| GOAL |
Which lines hold the word "this"? Copy each of them from the material.

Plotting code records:
────

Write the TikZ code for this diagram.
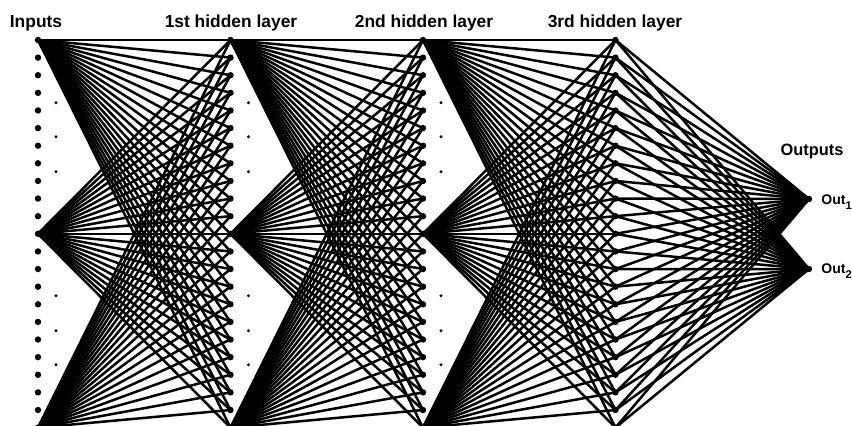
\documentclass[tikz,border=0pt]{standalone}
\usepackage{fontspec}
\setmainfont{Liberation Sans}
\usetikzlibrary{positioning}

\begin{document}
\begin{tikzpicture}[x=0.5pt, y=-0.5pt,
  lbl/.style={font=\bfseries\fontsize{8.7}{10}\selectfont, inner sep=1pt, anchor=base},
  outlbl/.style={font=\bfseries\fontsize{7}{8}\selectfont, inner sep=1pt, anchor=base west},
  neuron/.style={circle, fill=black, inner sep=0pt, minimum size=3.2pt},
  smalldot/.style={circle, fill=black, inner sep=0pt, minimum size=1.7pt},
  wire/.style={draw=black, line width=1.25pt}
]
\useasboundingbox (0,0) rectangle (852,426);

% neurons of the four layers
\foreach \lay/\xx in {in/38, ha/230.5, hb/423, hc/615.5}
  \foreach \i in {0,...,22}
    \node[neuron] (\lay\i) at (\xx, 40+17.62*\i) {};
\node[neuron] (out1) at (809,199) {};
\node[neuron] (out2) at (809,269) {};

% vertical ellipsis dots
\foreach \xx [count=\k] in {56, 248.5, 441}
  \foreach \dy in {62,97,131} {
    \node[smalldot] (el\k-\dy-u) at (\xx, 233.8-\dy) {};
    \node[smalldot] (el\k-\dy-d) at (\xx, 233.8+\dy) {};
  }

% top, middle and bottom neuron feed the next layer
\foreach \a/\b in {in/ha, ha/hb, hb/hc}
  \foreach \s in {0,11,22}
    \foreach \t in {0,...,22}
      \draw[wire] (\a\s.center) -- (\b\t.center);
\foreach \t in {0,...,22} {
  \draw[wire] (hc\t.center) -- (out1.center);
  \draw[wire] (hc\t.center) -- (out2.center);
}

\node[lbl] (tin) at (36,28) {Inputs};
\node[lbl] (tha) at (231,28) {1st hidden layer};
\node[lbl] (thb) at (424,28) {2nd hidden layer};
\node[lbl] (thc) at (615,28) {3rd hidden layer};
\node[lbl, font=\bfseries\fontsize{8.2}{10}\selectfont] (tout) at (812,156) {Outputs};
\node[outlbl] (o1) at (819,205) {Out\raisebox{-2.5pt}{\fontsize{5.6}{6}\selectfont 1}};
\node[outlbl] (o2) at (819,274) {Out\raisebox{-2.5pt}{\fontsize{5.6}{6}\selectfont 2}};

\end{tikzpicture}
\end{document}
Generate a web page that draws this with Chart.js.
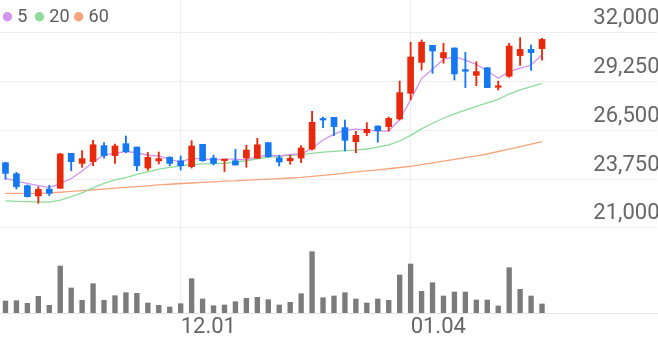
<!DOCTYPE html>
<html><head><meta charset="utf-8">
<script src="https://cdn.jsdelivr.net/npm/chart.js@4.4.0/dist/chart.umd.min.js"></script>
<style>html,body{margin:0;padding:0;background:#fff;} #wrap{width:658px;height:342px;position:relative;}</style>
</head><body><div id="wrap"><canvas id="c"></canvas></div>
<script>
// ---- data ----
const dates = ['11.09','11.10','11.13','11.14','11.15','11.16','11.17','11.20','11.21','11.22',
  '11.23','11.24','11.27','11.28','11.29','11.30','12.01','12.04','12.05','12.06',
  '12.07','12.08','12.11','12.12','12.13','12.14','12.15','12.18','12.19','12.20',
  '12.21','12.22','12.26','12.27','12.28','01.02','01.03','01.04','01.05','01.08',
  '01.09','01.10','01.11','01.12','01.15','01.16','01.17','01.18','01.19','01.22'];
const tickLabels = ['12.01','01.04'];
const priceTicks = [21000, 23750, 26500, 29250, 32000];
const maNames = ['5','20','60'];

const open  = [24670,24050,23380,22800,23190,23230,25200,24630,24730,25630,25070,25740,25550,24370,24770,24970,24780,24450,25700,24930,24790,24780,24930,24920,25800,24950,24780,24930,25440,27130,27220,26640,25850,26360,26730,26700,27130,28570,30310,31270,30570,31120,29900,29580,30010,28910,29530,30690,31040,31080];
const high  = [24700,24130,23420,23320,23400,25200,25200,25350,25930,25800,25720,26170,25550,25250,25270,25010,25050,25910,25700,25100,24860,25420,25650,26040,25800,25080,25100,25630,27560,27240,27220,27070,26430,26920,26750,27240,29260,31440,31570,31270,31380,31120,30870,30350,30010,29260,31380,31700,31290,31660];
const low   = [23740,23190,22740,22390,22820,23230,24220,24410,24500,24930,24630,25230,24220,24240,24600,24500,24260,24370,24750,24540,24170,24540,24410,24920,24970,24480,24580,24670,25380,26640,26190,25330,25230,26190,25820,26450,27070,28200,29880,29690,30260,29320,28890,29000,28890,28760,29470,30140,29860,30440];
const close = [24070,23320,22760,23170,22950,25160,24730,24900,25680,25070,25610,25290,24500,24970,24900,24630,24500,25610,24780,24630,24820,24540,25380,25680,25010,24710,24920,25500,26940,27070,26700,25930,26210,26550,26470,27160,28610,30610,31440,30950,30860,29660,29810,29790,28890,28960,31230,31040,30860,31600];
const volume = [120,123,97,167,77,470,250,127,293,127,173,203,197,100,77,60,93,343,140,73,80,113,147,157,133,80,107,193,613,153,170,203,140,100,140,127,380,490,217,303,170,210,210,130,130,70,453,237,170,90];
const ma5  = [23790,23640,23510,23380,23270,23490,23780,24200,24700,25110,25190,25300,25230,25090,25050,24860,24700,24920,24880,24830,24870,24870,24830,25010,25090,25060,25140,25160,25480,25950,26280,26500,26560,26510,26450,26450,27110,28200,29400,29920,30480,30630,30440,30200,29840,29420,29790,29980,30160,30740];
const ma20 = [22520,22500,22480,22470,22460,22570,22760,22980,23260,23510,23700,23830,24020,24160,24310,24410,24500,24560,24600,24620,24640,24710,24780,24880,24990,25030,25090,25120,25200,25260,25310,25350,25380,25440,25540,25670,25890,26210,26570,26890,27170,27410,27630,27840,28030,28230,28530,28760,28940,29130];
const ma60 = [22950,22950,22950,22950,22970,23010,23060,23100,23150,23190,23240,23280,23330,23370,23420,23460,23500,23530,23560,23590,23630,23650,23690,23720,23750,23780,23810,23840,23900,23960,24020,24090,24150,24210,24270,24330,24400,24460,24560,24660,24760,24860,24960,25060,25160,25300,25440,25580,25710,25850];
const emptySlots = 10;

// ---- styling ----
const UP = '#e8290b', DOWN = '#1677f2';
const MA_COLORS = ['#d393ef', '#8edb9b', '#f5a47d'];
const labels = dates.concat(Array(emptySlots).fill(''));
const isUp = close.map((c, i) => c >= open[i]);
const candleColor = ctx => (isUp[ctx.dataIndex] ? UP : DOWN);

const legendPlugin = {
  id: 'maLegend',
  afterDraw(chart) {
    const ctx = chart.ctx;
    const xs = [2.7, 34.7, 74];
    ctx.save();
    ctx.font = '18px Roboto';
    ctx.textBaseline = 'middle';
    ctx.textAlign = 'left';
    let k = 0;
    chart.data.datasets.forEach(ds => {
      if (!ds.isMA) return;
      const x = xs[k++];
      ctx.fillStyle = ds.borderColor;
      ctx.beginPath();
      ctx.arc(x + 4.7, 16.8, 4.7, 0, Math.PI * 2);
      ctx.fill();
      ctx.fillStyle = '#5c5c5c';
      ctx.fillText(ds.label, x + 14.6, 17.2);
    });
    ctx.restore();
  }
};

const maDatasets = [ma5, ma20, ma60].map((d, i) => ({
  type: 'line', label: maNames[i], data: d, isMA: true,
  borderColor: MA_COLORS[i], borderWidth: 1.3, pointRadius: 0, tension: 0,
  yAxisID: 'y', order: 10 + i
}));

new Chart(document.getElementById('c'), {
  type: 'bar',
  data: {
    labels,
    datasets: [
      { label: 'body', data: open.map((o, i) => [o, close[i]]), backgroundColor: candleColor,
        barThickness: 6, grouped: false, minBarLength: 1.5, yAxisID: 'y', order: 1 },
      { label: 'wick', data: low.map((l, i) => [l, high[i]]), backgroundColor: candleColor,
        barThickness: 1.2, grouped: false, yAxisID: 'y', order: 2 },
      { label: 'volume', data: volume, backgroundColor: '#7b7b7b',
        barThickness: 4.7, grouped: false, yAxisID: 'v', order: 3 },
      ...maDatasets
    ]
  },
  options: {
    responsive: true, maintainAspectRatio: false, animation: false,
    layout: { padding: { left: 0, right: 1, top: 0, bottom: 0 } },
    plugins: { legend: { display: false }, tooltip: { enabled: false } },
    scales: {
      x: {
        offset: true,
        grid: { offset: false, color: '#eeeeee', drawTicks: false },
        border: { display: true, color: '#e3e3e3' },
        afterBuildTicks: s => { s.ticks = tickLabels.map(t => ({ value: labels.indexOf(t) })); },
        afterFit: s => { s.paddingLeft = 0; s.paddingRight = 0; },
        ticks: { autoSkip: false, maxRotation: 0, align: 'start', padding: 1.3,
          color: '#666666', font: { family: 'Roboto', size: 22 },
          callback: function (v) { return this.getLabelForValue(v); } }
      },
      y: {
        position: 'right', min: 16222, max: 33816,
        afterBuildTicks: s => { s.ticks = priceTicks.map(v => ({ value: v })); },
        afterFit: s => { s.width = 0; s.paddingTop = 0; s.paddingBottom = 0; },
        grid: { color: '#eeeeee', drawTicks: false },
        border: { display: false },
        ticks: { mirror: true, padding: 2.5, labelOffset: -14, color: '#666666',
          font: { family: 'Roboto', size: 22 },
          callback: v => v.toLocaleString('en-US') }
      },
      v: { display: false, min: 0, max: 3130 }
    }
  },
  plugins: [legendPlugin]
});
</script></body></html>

────

| THE RESPONSE |
Write the TikZ code for this diagram.
Generate a web page that draws this with Chart.js.
          callback: function (v) { return this.getLabelForValue(v); } }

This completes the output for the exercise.